Welcome to the Blog of the Duke Center for Research on Prospective Health Care
Friday, December 17, 2010
PPCA Uncertainty but the Central Issue Remains
While we wait to see what the impact of legal challenges to PPACA do to the law, I suggest concerted Government and private sector initiatives to spur better models of care delivery.
Monday, December 13, 2010
To fix our economy, we must reform health care delivery
In an editorial in this Sunday's New York Times, this issue is discussed with a primary focus on reducing costs by cutting Medicare expenditures and increasing the costs borne by individuals. Neither of these approaches gets to the root of the problem. Lowering overall expenditures for
health care must be addressed as our current weakened economy is straining under this burden. Importantly, it is feasible to both lower costs and improve care! PPACA, while monumental in its scope, focuses largely on insurance coverage but deals lightly, and in my view ineffectively, with the root problem of health care delivery in the US. Our health care delivery "system" is uncoordinated, reactive, and focused on the expensive treatment of disease events associated with late-stage preventable chronic illness. Physicians and providers are currently rewarded economically for interventions, particularly invasive ones. It is recognized that coordinated care which emphasizes prevention and, when needed, interventions over time, and is focused on a motivated and involved patient, provides the most cost effective outcomes. Reimbursement for prevention and coordinated care to minimize disease is insufficient to cover costs. Yet reimbursement must be structured to reward such care. PPACA addresses these issues, but the solutions require the establishment of new bureaucracies, many years, and changes that will be subject to intense political debate. The type of care needed to improve health, outcomes and decrease costs is well understood today, but little is being done to foster its adoption. Care must be coordinated, personalized, preventative, and involve an engaged patient. Unfortunately, current incentives work against such models of care being established. I don't see a timely solution, given the current approaches.

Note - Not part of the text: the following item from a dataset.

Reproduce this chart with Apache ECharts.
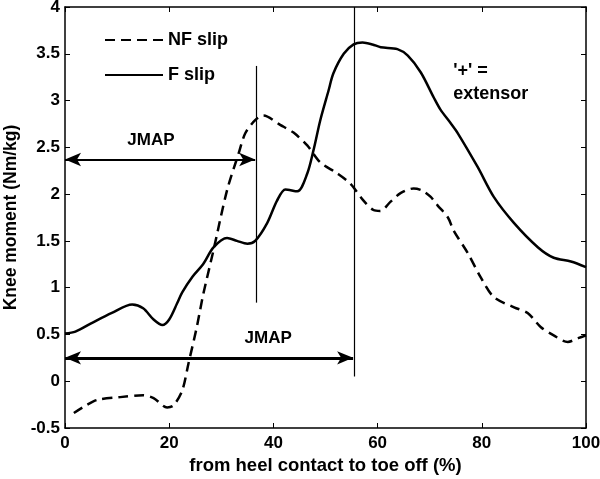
<!DOCTYPE html>
<html><head><meta charset="utf-8">
<script src="https://cdn.jsdelivr.net/npm/echarts@6/dist/echarts.min.js"></script>
<style>html,body{margin:0;padding:0;background:#fff}#c{width:600px;height:479px}</style>
</head><body><div id="c"></div>
<script>
// ---- data ----
const fSlip = [[0,0.51],[2,0.53],[5.4,0.63],[9,0.73],[12.9,0.82],[15,0.78],[17,0.66],[18.7,0.60],[20,0.66],[21.5,0.83],[22.5,0.95],[24.5,1.12],[26.5,1.25],[28.5,1.43],[31.1,1.53],[33,1.50],[35,1.47],[36.5,1.50],[38.8,1.69],[40.7,1.93],[42.3,2.05],[44.6,2.03],[46.5,2.22],[47.7,2.47],[49,2.79],[50.6,3.11],[51.5,3.29],[53.5,3.50],[55.4,3.60],[57.1,3.62],[59,3.60],[60.6,3.57],[63.8,3.55],[65.8,3.48],[68.3,3.30],[70.8,3.03],[72.1,2.90],[74,2.76],[75.4,2.65],[79.2,2.29],[82.3,1.97],[86.2,1.69],[90.8,1.43],[93.8,1.32],[97.1,1.28],[100,1.22]];
const nfSlip = [[1.7,-0.34],[4,-0.26],[6.2,-0.20],[10.6,-0.17],[15,-0.15],[17,-0.18],[19.6,-0.28],[20.8,-0.26],[22.5,-0.10],[23.7,0.19],[25.3,0.58],[26.5,0.92],[28.5,1.40],[31.1,2.04],[33.3,2.43],[34.6,2.65],[36.5,2.79],[38.1,2.84],[41.3,2.74],[43.8,2.66],[46.5,2.52],[49,2.34],[52.3,2.22],[54.8,2.11],[57.3,1.93],[59.2,1.83],[60.5,1.82],[62.5,1.92],[64.4,2.01],[66.9,2.06],[68.5,2.04],[70.2,1.97],[71.5,1.88],[73.5,1.75],[74.6,1.61],[77.3,1.37],[79.8,1.11],[82.3,0.90],[86.2,0.79],[88.8,0.73],[91.3,0.58],[93.8,0.49],[96.5,0.42],[98.5,0.46],[100,0.49]];
const seriesNames = ['NF slip','F slip'];
// JMAP markers: vertical lines [x, yFrom, yTo], arrows [xFrom, xTo, y]
const vLines = [[36.8,0.84,3.37],[55.5,0.05,4]];
const arrows = [[0,36.5,2.37],[0,55.3,0.25]];
const arrowLabels = [['JMAP',16.5,2.58],['JMAP',39,0.46]];
const noteText = ["'+' =", 'extensor'];
const notePos = [74.5,3.19];
const xTicks = [0,100,20];
const yTicks = [-0.5,4,0.5];

const font = 'Liberation Sans, Arial, sans-serif';
const chart = echarts.init(document.getElementById('c'));
const axBase = {
  axisLine:{show:true,onZero:false,lineStyle:{color:'#000',width:1.5}},
  axisTick:{show:true,inside:true,length:5,lineStyle:{color:'#000',width:1}},
  splitLine:{show:false}
};
const lab = {color:'#000',fontFamily:font,fontWeight:'bold',fontSize:17,textBorderWidth:0};
chart.setOption({
  animation:false,
  backgroundColor:'#fff',
  grid:{left:65,right:14,top:7,bottom:51,containLabel:false,outerBoundsMode:'none'},
  legend:{
    orient:'vertical',left:99,top:26,itemWidth:58,itemHeight:12,itemGap:17,
    itemStyle:{opacity:0},
    textStyle:{...lab,fontSize:18,padding:[0,0,0,0]},
    data:seriesNames
  },
  xAxis:[
    {type:'value',min:xTicks[0],max:xTicks[1],interval:xTicks[2],position:'bottom',...axBase,
     axisLabel:{...lab,margin:7},
     name:'from heel contact to toe off (%)',nameLocation:'middle',nameGap:26,nameTextStyle:{...lab,fontSize:18.5}},
    {type:'value',min:xTicks[0],max:xTicks[1],interval:xTicks[2],position:'top',...axBase,axisLabel:{show:false}}
  ],
  yAxis:[
    {type:'value',min:yTicks[0],max:yTicks[1],interval:yTicks[2],position:'left',...axBase,
     axisLabel:{...lab,margin:5},
     name:'Knee moment (Nm/kg)',nameLocation:'middle',nameGap:40,nameTextStyle:{...lab,fontSize:17.5}},
    {type:'value',min:yTicks[0],max:yTicks[1],interval:yTicks[2],position:'right',...axBase,axisLabel:{show:false}}
  ],
  series:[
    {name:seriesNames[0],type:'line',data:nfSlip,symbol:'none',smooth:0.3,
     lineStyle:{color:'#000',width:2.5,type:[10,6]},itemStyle:{color:'#000'}},
    {name:seriesNames[1],type:'line',data:fSlip,symbol:'none',smooth:0.3,
     lineStyle:{color:'#000',width:2.5},itemStyle:{color:'#000'},
     markLine:{silent:true,animation:false,label:{show:false},
       data:[
         ...vLines.map(v=>[{coord:[v[0],v[1]],symbol:'none',lineStyle:{width:1.2,color:'#000',type:'solid'}},{coord:[v[0],v[2]],symbol:'none'}]),
         ...arrows.map((a,i)=>[{coord:[a[0],a[2]],symbol:'arrow',symbolSize:[10,16],lineStyle:{width:i?3:2,color:'#000',type:'solid'}},{coord:[a[1],a[2]],symbol:'arrow',symbolSize:[10,16]}])
       ]}
    },
    {type:'scatter',symbolSize:0,silent:true,itemStyle:{opacity:1,color:'#000'},
     data:arrowLabels.map(l=>({value:[l[1],l[2]],name:l[0]})),
     label:{show:true,position:'inside',formatter:p=>p.name,...lab,fontSize:17}},
    {type:'scatter',symbolSize:0,silent:true,itemStyle:{opacity:1,color:'#000'},
     data:[{value:notePos,name:noteText.join('\n')}],
     label:{show:true,position:'inside',align:'left',formatter:p=>p.name,...lab,fontSize:18,lineHeight:23}}
  ]
});
</script></body></html>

To foster change, I propose highlighting the imperative to do so along with the establishment of a bipartisan Presidentially-appointed committee charged to recommend new models of coordinated care delivery and reimbursement strategies. The Bowles-Simpson Committee is an example of a bipartisan approach to recommend solutions to knotty problems. The report of a Health Delivery Improvement Committee could be expected within six months. Both private insurance and CMS could provide reimbursement incentives to foster recommended changes rapidly. The answer to our current wasteful approach to health care will be far easier to find than overall solutions to a tepid economy, but the former will provide strong support to make the latter solution easier.
Thursday, December 9, 2010
All the tests in the world don’t mean much without a plan
Monday, December 6, 2010
Debating Health Care Reform: more talk, little action
Recently, the Duke University chapter of the Benjamin Rush society held a debate on health care reform.
Moderated by Dr. Christopher J. Conover, the topic was, “How does America achieve affordable, accessible, quality healthcare?” Debate participants included Sally Pipes, Dr. Hal Scherz, Dr. Peter Kussin, and Dr. Gustavo Montana.
The audience was polled just prior to the debate as to whether health care reform would be best addressed by (1) government regulation (2) self-regulation by the private sector or (3) unsure. The same question was asked at the conclusion of the debate. Although no formal statistical analysis was performed, the numbers remained essentially unchanged before and after the debate. One hour of intense discussion among three physicians and a national health care reform expert in the presence of medical students, health care professionals, and members of the public resulted in more of the same – not unlike what we’ve seen in the last two years across both the political and private sectors. . It’s clear people’s opinions on health care reform reflect core moral, political, economic, and philosophical beliefs, and those don’t often shift over the course of an hour-long discussion or a three-minute news splash.
Despite the heated discussion, there were several points that both the “conservative” and “liberal” panelists agreed upon. They agreed that the current system is broken and that PPACA is unlikely to fix it. They agreed that physicians need to be more involved in discussions of health care reform. They agreed that cost-effective care, guided by cost-effectiveness research, is important to improving health care efficiency. They agreed that patient care needs to be coordinated among providers and systems.
Prospective health care provides a solution that cuts across political and personal mores. This approach provides regulation not by government or private companies, but by physicians in partnership with their patients. It provides cost-effective care, not by mandate, but by physician and patient cooperation. It supports rational reimbursement based on documented outcomes. It is a non-partisan, non-government, non-private, but physician and patient based approach that avoids the devastating road-blocks that plague current “debates” on health care reform. Dr. Kussin advocated for an American Solution several times during the debate. If the United States is to find a uniquely American solution to the question of health care reform, it will take all of America, not just one-half. Focusing on the development and implementation of models of reform such as prospective health care provides a real solution for how to provide rationale care, reduce costs, improve outcomes, and increase patient satisfaction. And who can’t agree on that?